Nyabinghi gatherings also hold a sacred place in Rastafari life. These gatherings often include drumming, chanting, prayer, and collective praise. The drum is not just music in this setting. It is heartbeat, memory, resistance, and worship. Through Nyabinghi, spiritual teaching is felt as much as explained.

Reggae later became one of the most powerful carriers of Rastafari themes to the world. But reggae is not the source of the faith. It is one vessel among many. The music opened ears, yet the teachings run deeper than any commercial image of reggae culture.

Common misunderstandings beginners should avoid

The biggest mistake is treating Rastafari like a costume. Dreadlocks, for example, can hold covenant meaning, biblical meaning, and cultural meaning. They are not just a look. The same goes for colors, symbols, and language. Respect begins when you stop consuming the surface and start listening to the roots.

Another misunderstanding is assuming all Rastas believe and practice the same way. There are different mansions within the movement, such as Nyabinghi, Bobo Ashanti, and the Twelve Tribes of Israel.
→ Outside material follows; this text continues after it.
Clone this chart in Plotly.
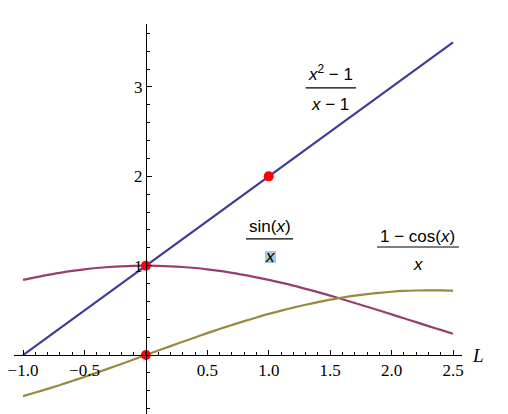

They share important foundations, but they also differ in emphasis, structure, and observance. If you are learning, this should make you more careful, not more confused.

It is also worth saying plainly that herb should never be treated as the center of Rastafari. Some Rastas use ganja sacramentally in spiritual contexts, but outsiders often reduce the entire faith to that one element. That is a distortion. The movement is about devotion, liberation, and livity, not stereotype.

How to keep learning with humility

A real beginner guide to Rastafari teachings should leave you with curiosity, not false mastery. Read carefully. Listen to elders and grounded voices. Pay attention to how history, scripture, Africa, Jamaica, and daily practice all meet inside the movement. Let the teachings challenge the habits Babylon trains into the mind.

If you approach Rastafari with humility, the path opens differently. You begin to see that this tradition asks not only what you know, but how you live, what you honor, and whether your spirit is aligned with truth. Blessed by Jah, that kind of learning can reshape more than your vocabulary – it can deepen your sight.